Rubrica de “Il Sole 24ore” Abitare le parole / riconoscimento – Sostantivo derivato dal latino recognoscere – composto da re (di nuovo) e cognoscere (conoscere) – il riconoscimento, in senso stretto, è l’atto col quale si riporta alla mente l’identità di un oggetto, un’opera d’arte, una città, un suono o di un sapore che sembravano dimenticati.
Il riconoscimento, al di là delle cose, può riguardare anche le persone e andare così oltre il semplice ravvisarne i caratteri esterni. In questo caso, il riconoscimento è di più: è prendere atto delle qualità di una persona, riconoscerne i meriti e, a ciò, far seguire sentimenti di apprezzamento e di gratitudine nei suoi confronti.

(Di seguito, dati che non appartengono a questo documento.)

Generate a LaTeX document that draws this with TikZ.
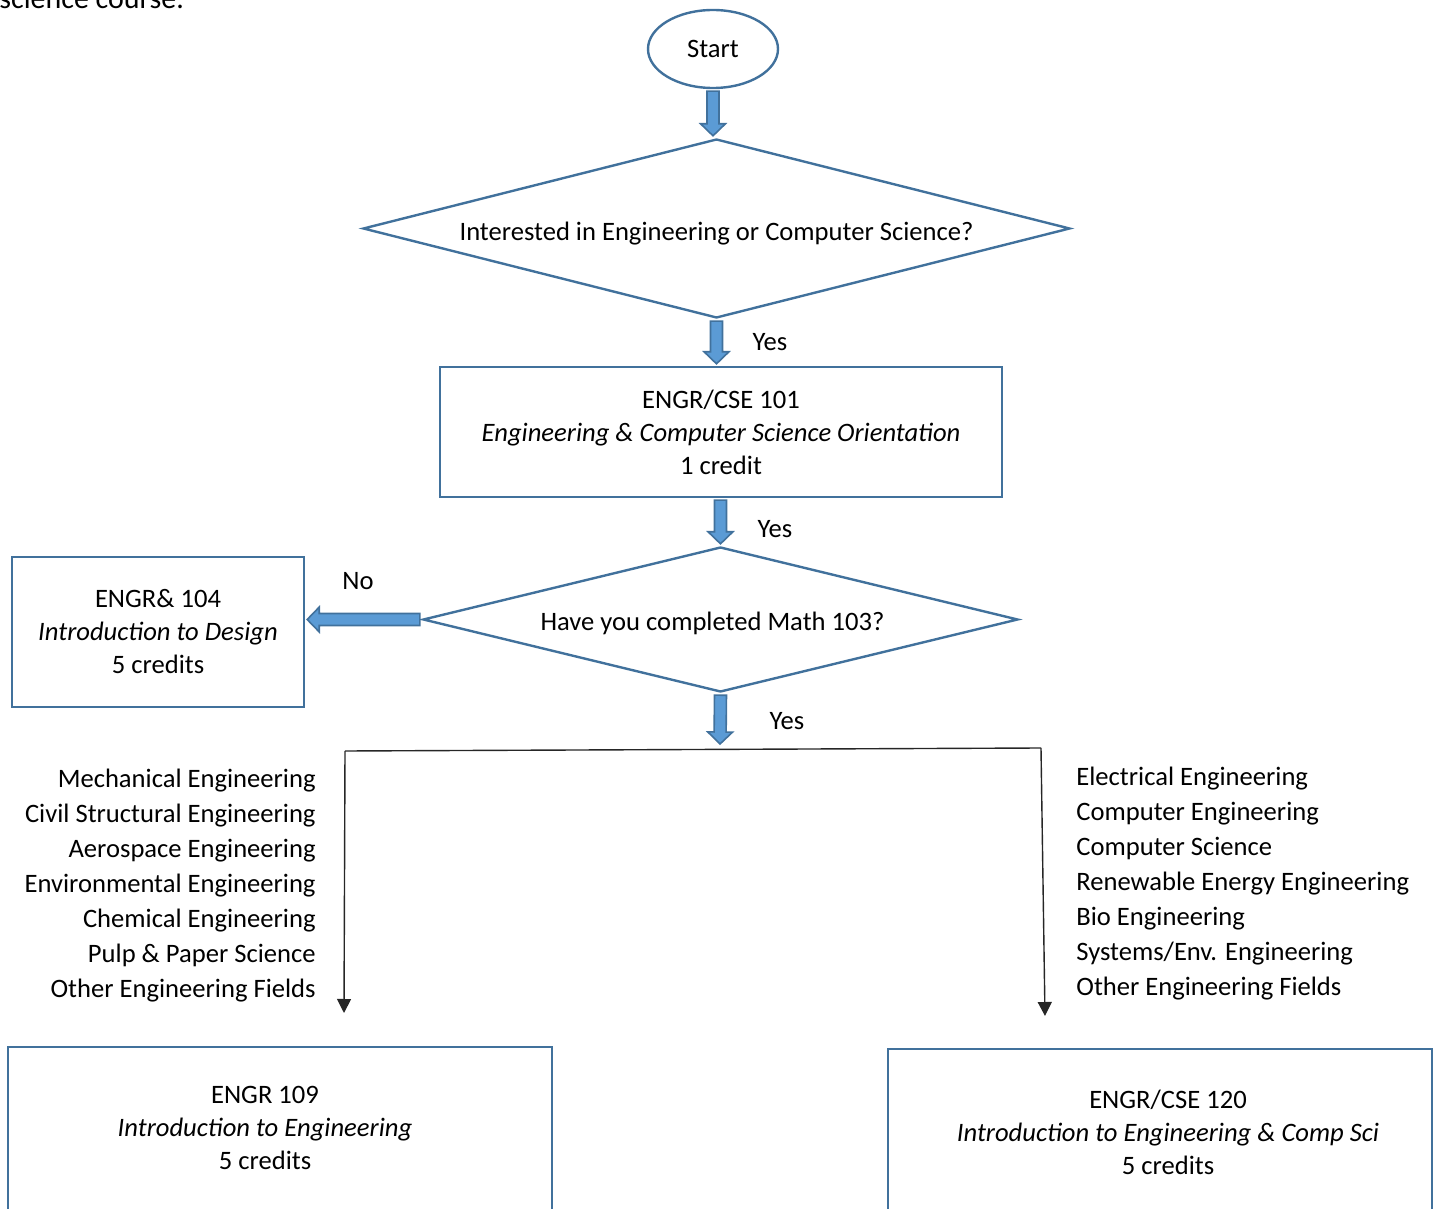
\documentclass[tikz,border=0pt]{standalone}
\usepackage{fontspec}
\setmainfont{Carlito}
\usetikzlibrary{shapes.geometric,arrows.meta,calc}
\definecolor{edgeblue}{HTML}{41719C}
\definecolor{fillblue}{HTML}{5B9BD5}
\tikzset{
  box/.style={draw=edgeblue,line width=1.2pt,rectangle,align=center,inner sep=0pt},
  question/.style={draw=edgeblue,line width=1.2pt,diamond,aspect=4,inner sep=0pt},
  fatarr/.style={draw=edgeblue,fill=fillblue,line width=0.8pt,line join=miter},
  thinarr/.style={draw=black!85,line width=0.7pt},
  fieldlist/.style={inner sep=0pt,font=\fontsize{13.3}{17.5}\selectfont}
}
% block arrow between two points
\newcommand\fatarrow[2]{%
  \coordinate (fa) at ($#1!1pt!#2$);
  \coordinate (fb) at ($#2!1pt!#1$);
  \coordinate (fh) at ($(fb)!6pt!(fa)$);
  \draw[fatarr] ($(fa)!3pt!90:(fb)$) -- ($(fh)!3pt!-90:(fa)$) -- ($(fh)!6.2pt!-90:(fa)$) -- (fb)
    -- ($(fh)!6.2pt!90:(fa)$) -- ($(fh)!3pt!90:(fa)$) -- ($(fa)!3pt!-90:(fb)$) -- cycle;}
\begin{document}
\begin{tikzpicture}[x=0.5pt,y=-0.5pt,font=\fontsize{13.3}{16.5}\selectfont]
	\useasboundingbox (0,0) rectangle (1437,1209);
	\node[anchor=base east,font=\fontsize{15}{18}\selectfont] (intro) at (191,9) {science course.};
	% flow
	\node[ellipse,draw=edgeblue,line width=1.2pt,minimum width=65pt,minimum height=39pt] (start) at (713,49) {Start};
	\node[question,minimum width=353.5pt,minimum height=89.5pt] (q1) at (716.5,228.5) {\raisebox{-2.5pt}[\height][\depth]{Interested in Engineering or Computer Science?}};
	\node[box,minimum width=281pt,minimum height=65pt] (c101) at (721,432) {ENGR/CSE 101\\ \textit{Engineering \& Computer Science Orientation}\\ 1 credit};
	\node[question,minimum width=297.5pt,minimum height=72.5pt] (q2) at (720.5,619.5) {\hspace*{-8pt}\raisebox{-2pt}[\height][\depth]{Have you completed Math 103?}};
	\node[box,minimum width=146pt,minimum height=75pt] (c104) at (158,632) {ENGR\& 104\\ \textit{Introduction to Design}\\ 5 credits};
	\node[box,minimum width=272pt,minimum height=83pt] (c109) at (280,1130) {};
	\node[align=center] (t109) at (265,1128) {ENGR 109\\ \textit{Introduction to Engineering}\\ 5 credits};
	\node[box,minimum width=272pt,minimum height=84pt] (c120) at (1160,1133) {};
	\node[align=center] (t120) at (1168,1132) {ENGR/CSE 120\\ \textit{Introduction to Engineering \& Comp Sci}\\ 5 credits};
	% block arrows
	\coordinate (split) at (720,746);
	\fatarrow{(start.south)}{(start.south |- q1.north)}
	\fatarrow{(q1.south)}{(q1.south |- c101.north)}
	\fatarrow{(q2.north |- c101.south)}{(q2.north)}
	\fatarrow{(q2.west)}{(q2.west -| c104.east)}
	\fatarrow{(q2.south)}{(split)}
	\node (yes1) at (770,342) {Yes};
	\node (yes2) at (775,529) {Yes};
	\node (yes3) at (787,721) {Yes};
	\node (no) at (358,581) {No};
	% branches
	\coordinate (lft) at (345,751);
	\coordinate (rgt) at (1041,748);
	\coordinate (lend) at (344,1013);
	\coordinate (rend) at (1045,1016);
	\draw[thinarr] (lft) -- (rgt);
	\draw[thinarr,-{Triangle[width=7pt,length=7pt]}] (lft) -- (lend);
	\draw[thinarr,-{Triangle[width=7pt,length=7pt]}] (rgt) -- (rend);
	\node[fieldlist,align=right,anchor=east] (mech) at (316,886) {Mechanical Engineering\\ Civil Structural Engineering\\ Aerospace Engineering\\ Environmental Engineering\\ Chemical Engineering\\ Pulp \& Paper Science\\ Other Engineering Fields};
	\node[fieldlist,align=left,anchor=west] (elec) at (1076,884) {Electrical Engineering\\ Computer Engineering\\ Computer Science\\ Renewable Energy Engineering\\ Bio Engineering\\ Systems/Env. Engineering\\ Other Engineering Fields};
\end{tikzpicture}
\end{document}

Soprattutto quest’ultimo significato della parola riconoscimento sta alla base del Preambolo della Dichiarazione universale dei diritti dell’uomo dove «il riconoscimento della dignità intrinseca e dei diritti uguali e inalienabili di tutti i membri della famiglia umana [è ritenuto] il fondamento della libertà, della giustizia e della pace nel mondo».
Che nell’atto del riconoscimento, poi, siano implicate tutte le facoltà dell’uomo, lo afferma Aristotele quando parla del riconoscimento come «elemento centrale della tragedia e della narrazione complessa, perché mette in scena l’affiorare della conoscenza: non in un processo teorico astratto, ma nella carne stessa, nei sentimenti, nell’intelligenza, degli esseri umani».

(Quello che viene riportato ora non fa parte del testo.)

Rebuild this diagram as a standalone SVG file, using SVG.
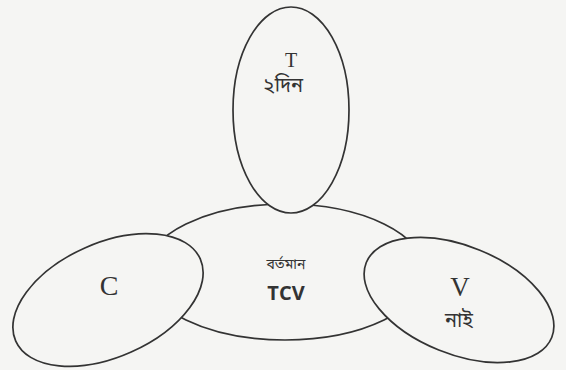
<svg xmlns="http://www.w3.org/2000/svg" width="566" height="370" viewBox="0 0 566 370">
<style>
.e{fill:#f5f5f3;stroke:#333;stroke-width:1.7}
.serif{font-family:"Liberation Serif","Times New Roman",serif;fill:#333;text-anchor:middle}
.bn{font-family:"Noto Sans Bengali","Noto Serif Bengali","Lohit Bengali","FreeSerif","Noto Sans",sans-serif;fill:#333;text-anchor:middle}
.sans{font-family:"Open Sans","Noto Sans",sans-serif;fill:#333;text-anchor:middle;font-weight:bold}
</style>
<rect x="0" y="0" width="566" height="370" fill="#f5f5f3"/>
<g id="connectors"></g>
<g id="node-center">
<ellipse class="e" cx="285" cy="272" rx="140" ry="68"/>
<text class="bn" x="286" y="269" font-size="14">বর্তমান</text>
<text class="sans" x="286" y="300" font-size="20">TCV</text>
</g>
<g id="node-T">
<ellipse class="e" cx="291" cy="110" rx="58" ry="103"/>
<text class="serif" x="291" y="67" font-size="20">T</text>
<text class="bn" x="283" y="92" font-size="20">২দিন</text>
</g>
<g id="node-C">
<ellipse class="e" cx="0" cy="0" rx="101" ry="57" transform="translate(108 300) rotate(-24)"/>
<text class="serif" x="109" y="295" font-size="28">C</text>
</g>
<g id="node-V">
<ellipse class="e" cx="0" cy="0" rx="100" ry="54" transform="translate(459 300) rotate(22)"/>
<text class="serif" x="460" y="296" font-size="27">V</text>
<text class="bn" x="459" y="327" font-size="20">নাই</text>
</g>
</svg>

Un passo avanti nella semantica della parola riconoscimento lo si registra alla fine del Settecento, a partire soprattutto da Rousseau. La riscoperta dell’interiorità – ritenuta una componente che concorre in maniera decisiva a definire l’identità di una persona – ha fatto passare la convinzione che alla formazione dell’identità personale contribuisce in maniera rilevante la consapevolezza di ciò che si è ed il riconoscimento o il mancato riconoscimento di sé da parte di altre persone. A partire da questa constatazione, si giustifica il legittimo bisogno di riconoscimento da parte degli altri e quindi il bisogno di sentirsi approvati, ammirati, stimati e… riconosciuti, appunto. Un bisogno che può però raggiungere livelli patologici. Si pensi al bisogno spasmodico di riconoscimento che porta a conformarsi a modelli prevalenti di bellezza o di perfezione del corpo da parte di tanti, non solo giovani! Quanti, per ottenere un riconoscimento sociale, cadono nella trappola dell’anoressia! E quanti, pur di appartenere a un gruppo ed essere da questi “riconosciuti”, si sottopongono a riti e rituali iniziatici assurdi! E che dire di adulti che, spinti dal bisogno compulsivo di riconoscimento, svendono se stessi, modificano i propri comportamenti e le stesse loro convinzioni?